> REQUEST:
Can you transcribe every entry word for word, skipping the images?

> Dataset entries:
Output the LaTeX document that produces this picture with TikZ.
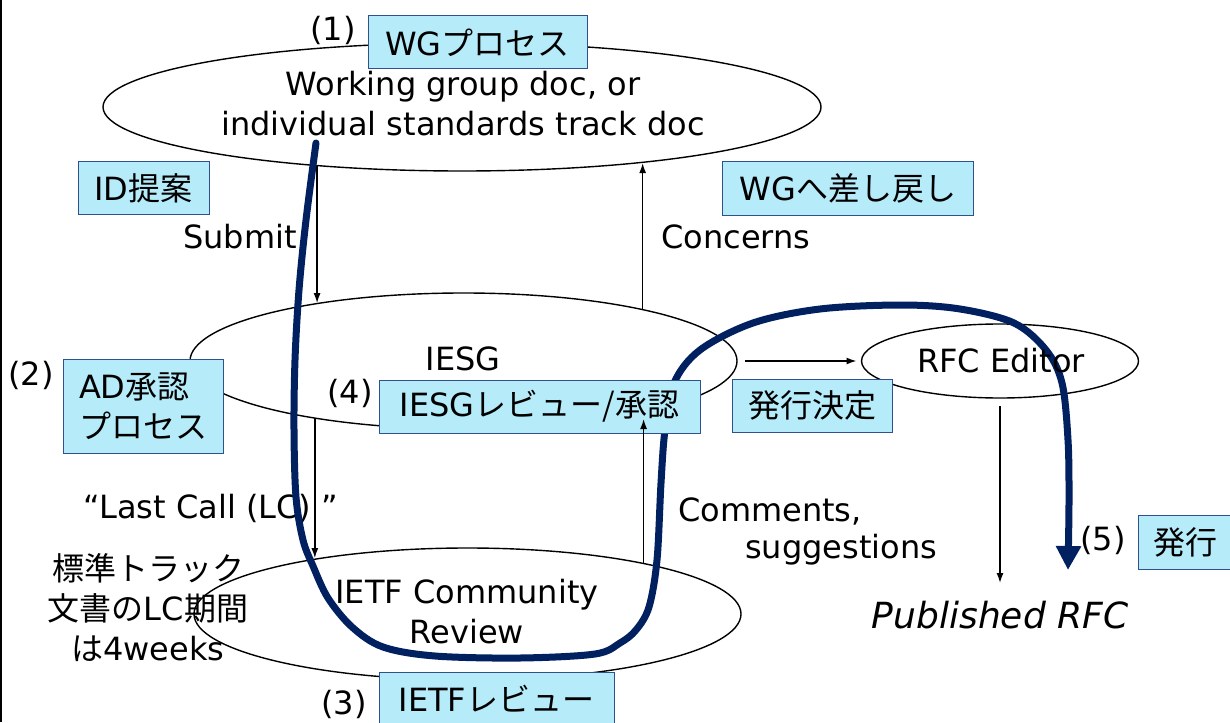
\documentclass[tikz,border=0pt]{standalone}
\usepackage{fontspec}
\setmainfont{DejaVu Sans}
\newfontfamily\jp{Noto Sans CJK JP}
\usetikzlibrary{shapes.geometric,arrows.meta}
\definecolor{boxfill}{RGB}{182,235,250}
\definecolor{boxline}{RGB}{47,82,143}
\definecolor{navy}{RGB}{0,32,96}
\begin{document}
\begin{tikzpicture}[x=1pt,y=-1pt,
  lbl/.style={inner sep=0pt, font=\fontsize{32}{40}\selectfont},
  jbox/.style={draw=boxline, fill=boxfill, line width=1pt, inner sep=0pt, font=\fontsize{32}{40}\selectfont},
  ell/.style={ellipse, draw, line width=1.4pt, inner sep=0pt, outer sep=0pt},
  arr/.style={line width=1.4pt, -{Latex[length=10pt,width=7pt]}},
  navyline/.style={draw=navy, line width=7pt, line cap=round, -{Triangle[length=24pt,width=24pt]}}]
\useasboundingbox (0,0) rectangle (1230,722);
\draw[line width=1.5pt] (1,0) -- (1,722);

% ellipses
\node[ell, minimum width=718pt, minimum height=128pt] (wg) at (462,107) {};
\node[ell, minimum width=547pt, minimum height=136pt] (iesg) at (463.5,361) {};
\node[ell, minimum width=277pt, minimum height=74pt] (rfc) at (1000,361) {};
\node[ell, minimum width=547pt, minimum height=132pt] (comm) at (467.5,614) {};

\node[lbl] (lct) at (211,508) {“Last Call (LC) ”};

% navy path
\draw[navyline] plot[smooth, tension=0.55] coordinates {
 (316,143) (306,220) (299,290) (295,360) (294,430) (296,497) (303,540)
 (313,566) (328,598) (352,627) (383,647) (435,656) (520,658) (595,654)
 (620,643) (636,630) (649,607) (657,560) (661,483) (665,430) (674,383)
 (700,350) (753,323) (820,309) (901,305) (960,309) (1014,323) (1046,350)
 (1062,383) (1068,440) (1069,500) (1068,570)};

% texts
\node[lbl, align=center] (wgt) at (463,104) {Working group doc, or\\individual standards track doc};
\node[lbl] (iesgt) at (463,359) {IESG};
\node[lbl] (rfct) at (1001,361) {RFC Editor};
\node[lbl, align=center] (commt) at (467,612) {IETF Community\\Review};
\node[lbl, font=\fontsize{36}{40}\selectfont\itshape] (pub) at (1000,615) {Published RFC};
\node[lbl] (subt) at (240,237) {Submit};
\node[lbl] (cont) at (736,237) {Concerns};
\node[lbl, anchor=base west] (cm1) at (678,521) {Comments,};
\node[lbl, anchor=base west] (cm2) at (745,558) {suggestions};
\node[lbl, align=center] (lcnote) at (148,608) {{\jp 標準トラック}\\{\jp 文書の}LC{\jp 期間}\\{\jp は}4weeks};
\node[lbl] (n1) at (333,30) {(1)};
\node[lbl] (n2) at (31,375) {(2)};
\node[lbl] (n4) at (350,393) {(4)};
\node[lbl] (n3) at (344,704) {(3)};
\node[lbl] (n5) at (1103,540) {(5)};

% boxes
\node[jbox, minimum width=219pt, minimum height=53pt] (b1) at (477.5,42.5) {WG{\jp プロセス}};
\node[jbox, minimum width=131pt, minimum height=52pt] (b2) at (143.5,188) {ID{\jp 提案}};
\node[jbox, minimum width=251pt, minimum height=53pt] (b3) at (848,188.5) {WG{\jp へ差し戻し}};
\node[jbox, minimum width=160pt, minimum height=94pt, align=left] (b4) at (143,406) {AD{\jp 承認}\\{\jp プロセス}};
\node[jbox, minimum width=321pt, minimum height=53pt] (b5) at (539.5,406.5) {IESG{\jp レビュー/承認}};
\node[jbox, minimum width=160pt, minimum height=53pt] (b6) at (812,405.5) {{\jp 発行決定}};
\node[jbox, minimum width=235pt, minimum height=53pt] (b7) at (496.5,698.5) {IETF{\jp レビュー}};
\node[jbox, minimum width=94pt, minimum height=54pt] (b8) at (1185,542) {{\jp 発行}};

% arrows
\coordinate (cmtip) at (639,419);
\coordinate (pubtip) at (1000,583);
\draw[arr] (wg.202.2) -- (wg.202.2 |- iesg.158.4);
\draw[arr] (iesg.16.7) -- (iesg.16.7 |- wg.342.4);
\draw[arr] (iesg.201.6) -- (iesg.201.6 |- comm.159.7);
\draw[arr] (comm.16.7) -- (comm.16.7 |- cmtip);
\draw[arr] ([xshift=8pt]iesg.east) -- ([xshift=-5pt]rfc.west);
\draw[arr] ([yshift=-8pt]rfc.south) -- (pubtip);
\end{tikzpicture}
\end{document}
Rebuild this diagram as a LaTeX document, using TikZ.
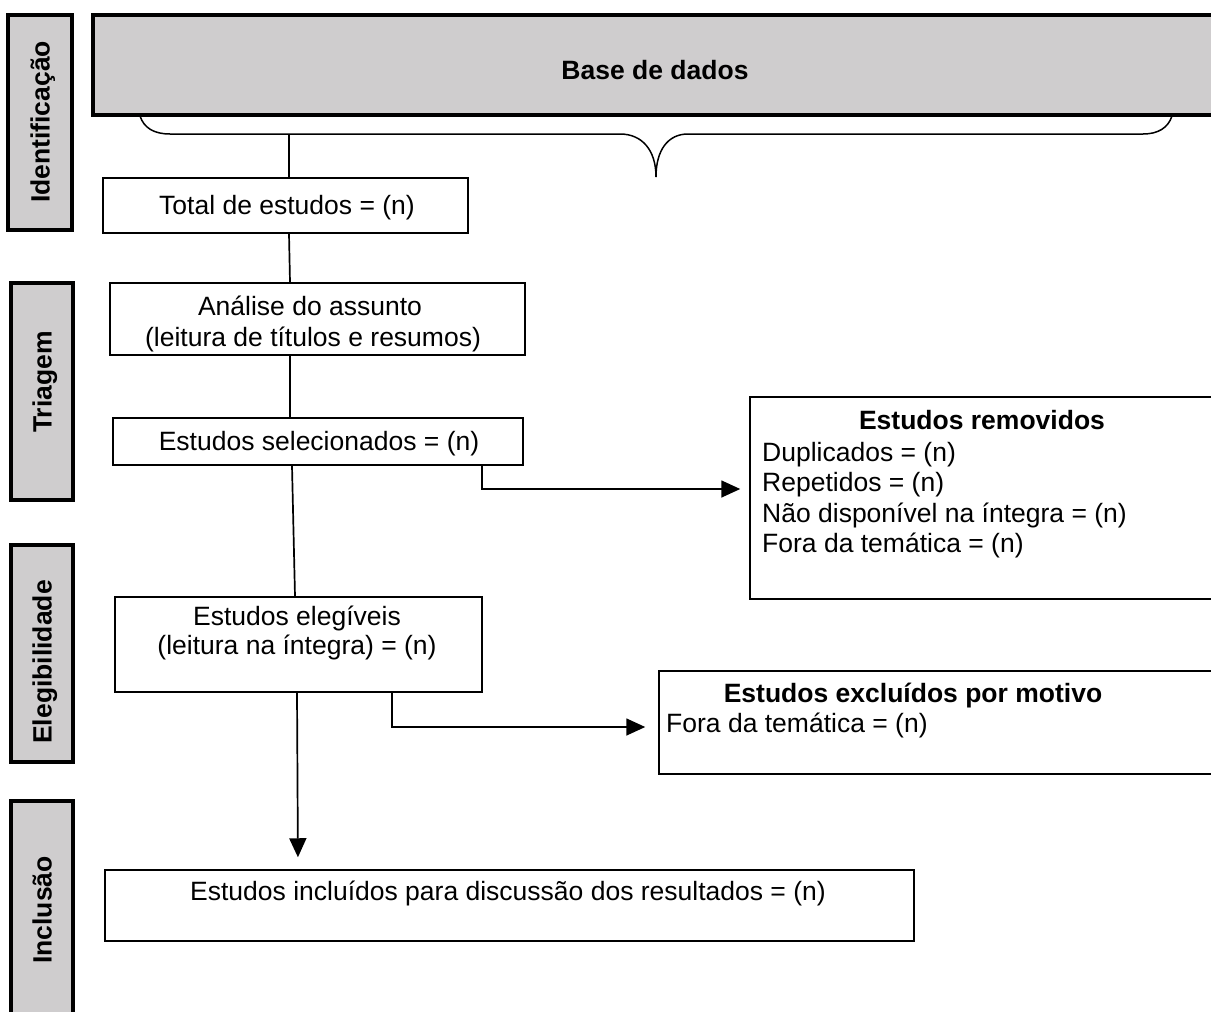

> EXPECTED ANSWER:
Output the LaTeX document that produces this picture with TikZ.
\documentclass[tikz,border=0pt]{standalone}
\usepackage{fontspec}
\setmainfont{DejaVu Sans}
\newfontfamily\jp{Noto Sans CJK JP}
\usetikzlibrary{shapes.geometric,arrows.meta}
\definecolor{boxfill}{RGB}{182,235,250}
\definecolor{boxline}{RGB}{47,82,143}
\definecolor{navy}{RGB}{0,32,96}
\begin{document}
\begin{tikzpicture}[x=1pt,y=-1pt,
  lbl/.style={inner sep=0pt, font=\fontsize{32}{40}\selectfont},
  jbox/.style={draw=boxline, fill=boxfill, line width=1pt, inner sep=0pt, font=\fontsize{32}{40}\selectfont},
  ell/.style={ellipse, draw, line width=1.4pt, inner sep=0pt, outer sep=0pt},
  arr/.style={line width=1.4pt, -{Latex[length=10pt,width=7pt]}},
  navyline/.style={draw=navy, line width=7pt, line cap=round, -{Triangle[length=24pt,width=24pt]}}]
\useasboundingbox (0,0) rectangle (1230,722);
\draw[line width=1.5pt] (1,0) -- (1,722);

% ellipses
\node[ell, minimum width=718pt, minimum height=128pt] (wg) at (462,107) {};
\node[ell, minimum width=547pt, minimum height=136pt] (iesg) at (463.5,361) {};
\node[ell, minimum width=277pt, minimum height=74pt] (rfc) at (1000,361) {};
\node[ell, minimum width=547pt, minimum height=132pt] (comm) at (467.5,614) {};

\node[lbl] (lct) at (211,508) {“Last Call (LC) ”};

% navy path
\draw[navyline] plot[smooth, tension=0.55] coordinates {
 (316,143) (306,220) (299,290) (295,360) (294,430) (296,497) (303,540)
 (313,566) (328,598) (352,627) (383,647) (435,656) (520,658) (595,654)
 (620,643) (636,630) (649,607) (657,560) (661,483) (665,430) (674,383)
 (700,350) (753,323) (820,309) (901,305) (960,309) (1014,323) (1046,350)
 (1062,383) (1068,440) (1069,500) (1068,570)};

% texts
\node[lbl, align=center] (wgt) at (463,104) {Working group doc, or\\individual standards track doc};
\node[lbl] (iesgt) at (463,359) {IESG};
\node[lbl] (rfct) at (1001,361) {RFC Editor};
\node[lbl, align=center] (commt) at (467,612) {IETF Community\\Review};
\node[lbl, font=\fontsize{36}{40}\selectfont\itshape] (pub) at (1000,615) {Published RFC};
\node[lbl] (subt) at (240,237) {Submit};
\node[lbl] (cont) at (736,237) {Concerns};
\node[lbl, anchor=base west] (cm1) at (678,521) {Comments,};
\node[lbl, anchor=base west] (cm2) at (745,558) {suggestions};
\node[lbl, align=center] (lcnote) at (148,608) {{\jp 標準トラック}\\{\jp 文書の}LC{\jp 期間}\\{\jp は}4weeks};
\node[lbl] (n1) at (333,30) {(1)};
\node[lbl] (n2) at (31,375) {(2)};
\node[lbl] (n4) at (350,393) {(4)};
\node[lbl] (n3) at (344,704) {(3)};
\node[lbl] (n5) at (1103,540) {(5)};

% boxes
\node[jbox, minimum width=219pt, minimum height=53pt] (b1) at (477.5,42.5) {WG{\jp プロセス}};
\node[jbox, minimum width=131pt, minimum height=52pt] (b2) at (143.5,188) {ID{\jp 提案}};
\node[jbox, minimum width=251pt, minimum height=53pt] (b3) at (848,188.5) {WG{\jp へ差し戻し}};
\node[jbox, minimum width=160pt, minimum height=94pt, align=left] (b4) at (143,406) {AD{\jp 承認}\\{\jp プロセス}};
\node[jbox, minimum width=321pt, minimum height=53pt] (b5) at (539.5,406.5) {IESG{\jp レビュー/承認}};
\node[jbox, minimum width=160pt, minimum height=53pt] (b6) at (812,405.5) {{\jp 発行決定}};
\node[jbox, minimum width=235pt, minimum height=53pt] (b7) at (496.5,698.5) {IETF{\jp レビュー}};
\node[jbox, minimum width=94pt, minimum height=54pt] (b8) at (1185,542) {{\jp 発行}};

% arrows
\coordinate (cmtip) at (639,419);
\coordinate (pubtip) at (1000,583);
\draw[arr] (wg.202.2) -- (wg.202.2 |- iesg.158.4);
\draw[arr] (iesg.16.7) -- (iesg.16.7 |- wg.342.4);
\draw[arr] (iesg.201.6) -- (iesg.201.6 |- comm.159.7);
\draw[arr] (comm.16.7) -- (comm.16.7 |- cmtip);
\draw[arr] ([xshift=8pt]iesg.east) -- ([xshift=-5pt]rfc.west);
\draw[arr] ([yshift=-8pt]rfc.south) -- (pubtip);
\end{tikzpicture}
\end{document}
Rebuild this diagram as a LaTeX document, using TikZ.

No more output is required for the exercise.